Turning now to the technical. The clever and inventive set was designed by Jeff Hyde, Madi Orgill/FB (who also did the scenic design and paiting), and Mikee Schwinn/FB. Lighting was designed by the newly-married Tim Christianson/FB (Mazel Tov, Tim!). Sound was by Steven “Nanook” Burkholder/FB. The great costumes (especially in the fantasy sequences) were designed by Janet McAnany/FB. The resident stage manager is Christina Aguilar/FB. Amanda Grace Williams/FB was the production stage manager, assisted by Taylor Kozlowski/FB. As always, it is always fun to see the stage management and stage hands dancing in the hall just before the start of Act 2 :-). The show was produced by Mikee Schwinn/FB and Ovington Michael Owston/FB.

9 to 5 – The Musical” continues at Repertory East Playhouse through August 17th. Tickets are available through the REP Online Box Office or through Goldstar. The show is well worth seeing. REP has also announced two one-weekend shows: “Wake Up and Smell The Coffee” by Eric Bogosian on August 29-31, and The Vagina Monologues” by Eve Ensler on September 13-15.

REP has also provided a preliminary announcement of their 2014 season — their 10th anniversary. No dates as yet. The shows selected are: “I Love You, You’re Perfect, Now Change“, “Biloxi Blues” (Neil Simon), “Cat on a Hot Tin Roof“, “Return to Forbidden Planet“, “The Great Gatsby“, and “A  Few Good Men“.

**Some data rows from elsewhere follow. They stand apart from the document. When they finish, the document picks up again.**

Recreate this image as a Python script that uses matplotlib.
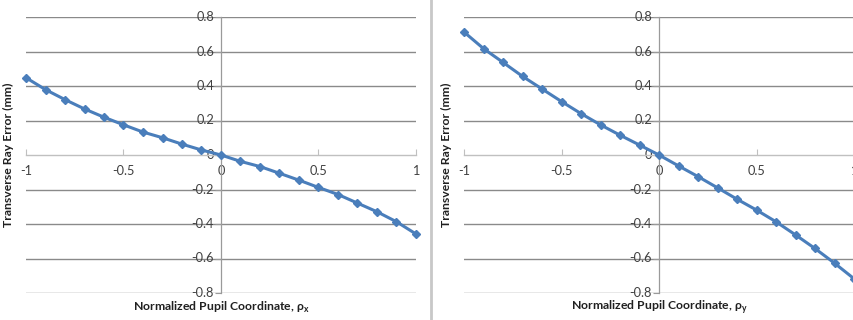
import matplotlib
matplotlib.use("Agg")
import matplotlib.pyplot as plt
from matplotlib.lines import Line2D

plt.rcParams["font.family"] = ["Lato", "DejaVu Sans"]

RHO = [-1.0, -0.9, -0.8, -0.7, -0.6, -0.5, -0.4, -0.3, -0.2, -0.1, 0.0,
       0.1, 0.2, 0.3, 0.4, 0.5, 0.6, 0.7, 0.8, 0.9, 1.0]
ERR_X = [0.448, 0.379, 0.321, 0.267, 0.219, 0.175, 0.133, 0.100, 0.063, 0.029, 0.0,
         -0.037, -0.067, -0.106, -0.146, -0.188, -0.229, -0.279, -0.329, -0.387, -0.458]
ERR_Y = [0.713, 0.617, 0.537, 0.456, 0.383, 0.310, 0.240, 0.175, 0.115, 0.058, 0.0,
         -0.063, -0.125, -0.190, -0.256, -0.319, -0.387, -0.463, -0.542, -0.627, -0.717]
Y_TICKS = [-0.8, -0.6, -0.4, -0.2, 0, 0.2, 0.4, 0.6, 0.8]
Y_TICK_LABELS = ["-0.8", "-0.6", "-0.4", "-0.2", "0", "0.2", "0.4", "0.6", "0.8"]
X_TICKS = [-1, -0.5, 0, 0.5, 1]
X_TICK_LABELS = ["-1", "-0.5", "0", "0.5", "1"]

W, H = 854, 320
LINE_BLUE = "#4a7ebb"
GRID = "#8a8a8a"
TEXT = "#404040"


def draw_panel(fig, left_px, values, xlabel):
    ax = fig.add_axes([left_px / W, 27 / H, 390 / W, 276 / H])
    ax.set_xlim(-1, 1)
    ax.set_ylim(-0.8, 0.8)
    ax.set_facecolor("none")

    for yv in Y_TICKS:
        if yv != 0:
            ax.axhline(yv, color=GRID, lw=1.0, zorder=1)

    for side in ["top", "right"]:
        ax.spines[side].set_visible(False)
    ax.spines["left"].set_position(("data", 0))
    ax.spines["bottom"].set_position(("data", 0))
    ax.spines["left"].set_color("#9a9a9a")
    ax.spines["bottom"].set_color("#c0c0c0")
    ax.spines["left"].set_linewidth(0.9)
    ax.spines["bottom"].set_linewidth(1.0)

    ax.set_xticks(X_TICKS)
    ax.set_xticklabels(X_TICK_LABELS)
    ax.set_yticks(Y_TICKS)
    ax.set_yticklabels(Y_TICK_LABELS)
    ax.tick_params(axis="x", direction="in", length=4, color="#c0c0c0",
                   labelsize=9.2, labelcolor=TEXT, pad=7)
    ax.tick_params(axis="y", direction="out", length=4, color="#9a9a9a",
                   labelsize=9.2, labelcolor=TEXT, pad=1)
    for lab in ax.get_yticklabels():
        lab.set_verticalalignment("center")

    ax.plot(RHO, values, color=LINE_BLUE, lw=2.2, marker="D", markersize=4,
            markerfacecolor=LINE_BLUE, markeredgecolor=LINE_BLUE, zorder=3,
            clip_on=False)

    ax.set_ylabel("Transverse Ray Error (mm)", fontsize=8.8, fontweight="bold",
                  color="#202020")
    ax.yaxis.set_label_coords(-12 / 390, 0.5)
    fig.text((left_px + 195) / W, 1 - 307.5 / H, xlabel, ha="center", va="center",
             fontsize=8.8, fontweight="bold", color="#202020")
    return ax


fig = plt.figure(figsize=(W / 100, H / 100), dpi=100)
draw_panel(fig, 26, ERR_X, r"Normalized Pupil Coordinate, ρ$_\mathregular{x}$")
draw_panel(fig, 464, ERR_Y, r"Normalized Pupil Coordinate, ρ$_\mathregular{y}$")

fig.add_artist(Line2D([431 / W, 431 / W], [0, 1], color="#c8c8c8", lw=2,
                      transform=fig.transFigure))

fig.savefig("out.png", dpi=100)
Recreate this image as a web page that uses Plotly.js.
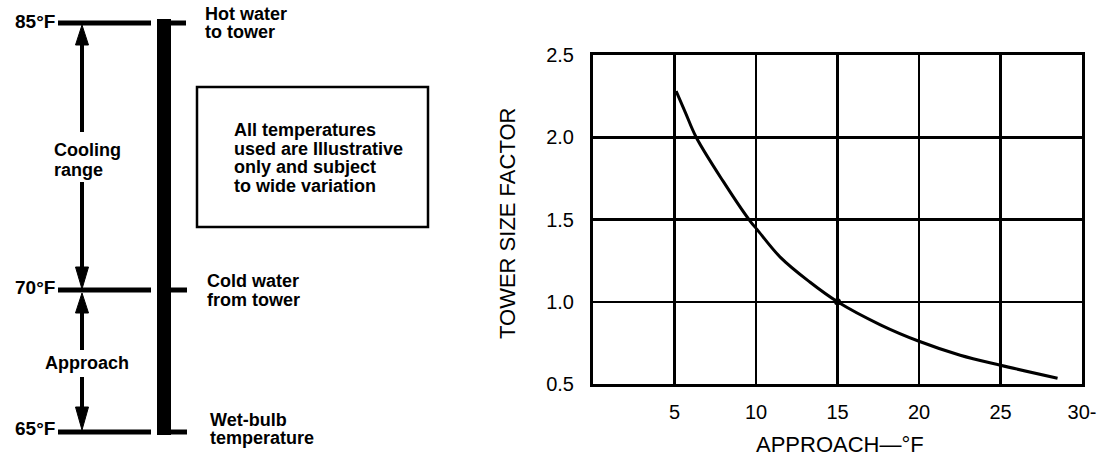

Upcoming Theatre and Concerts:  Next weekend sees us back in Newhall for “9 to 5 – The Musical” at REP East (FB) on July 14. The following weekend is open for my wife’s birthday [ETA: I’ll be doing the So Cal Games Day on Saturday, and we’re going to the Renegrade Craft Faire for Karen’s Bday on Sunday] , and the The end of July brings “Legally Blonde – The Musical” at Cabrillo Music Theatre (FB) and (hopefully)  OperaWorks at CSUN (FB) on Sunday (now ticketed). August starts with Nine at DOMA Theatre Ensemble (FB). It may also bring “Why Do Fools Fall in Love?”  at the Santa Clarita Regional Theatre — this is a new Roger Bean show that sounds interesting [ETA: On the other hand, there is “The Apple Tree” at ELATE/Lincoln Stegman]. Otherwise, August is currently completely open due to vacation planning, although we may see a show at the Lawrence Welk Resort in Escondido at the end of the month (depending on price), or at another venue in San Diego. September may bring Sarah Ruhl’s In The Next Room or The Vibrator Play at the Production Company/Secret Rose (FB) and “Blue Man Group” at the Hollywood Bowl. The middle of the month may bring “The Vagina Monologues” at REP East (FB), and the end definitely sees us back at REP East (FB) for “God of Carnage” (September 28). October 5th brings “Breath and Imagination” at the Colony Theatre (FB), as well as October is mostly open, but should bring the Cabrillo Music Theatre (FB) production of “Kiss Me Kate” at the end of the month (October 26). November will start (hopefully) with “Dirty Rotten Scoundrels” at Actors Rep of Simi (FB), as well as ARTS’s Nottingham Village (FB) (a one-weekend ren-faire-ish market — tickets are now on sale). November will conclude with “Play It Again Sam” at REP East (FB) at the end of the month (November 23), and “Miracle on S. Division Street” at the Colony Theatre (FB).  The fall should also bring a production of “Carrie – The Musical (FB) by Transfer Theatre, but the specific dates have not been announced. We also still haven’t heard anything as to whether the Colony Theatre (FB) will have a 2013-2014 season. As always, I’m keeping my eyes open as the various theatres start making their 2013/2014 season announcements. Lastly, what few dates we do have open may be filled by productions I see on Goldstar, LA Stage Tix, Plays411, or discussed in the various LA Stage Blogs I read (I particularly recommend Musicals in LA and LA Stage Times).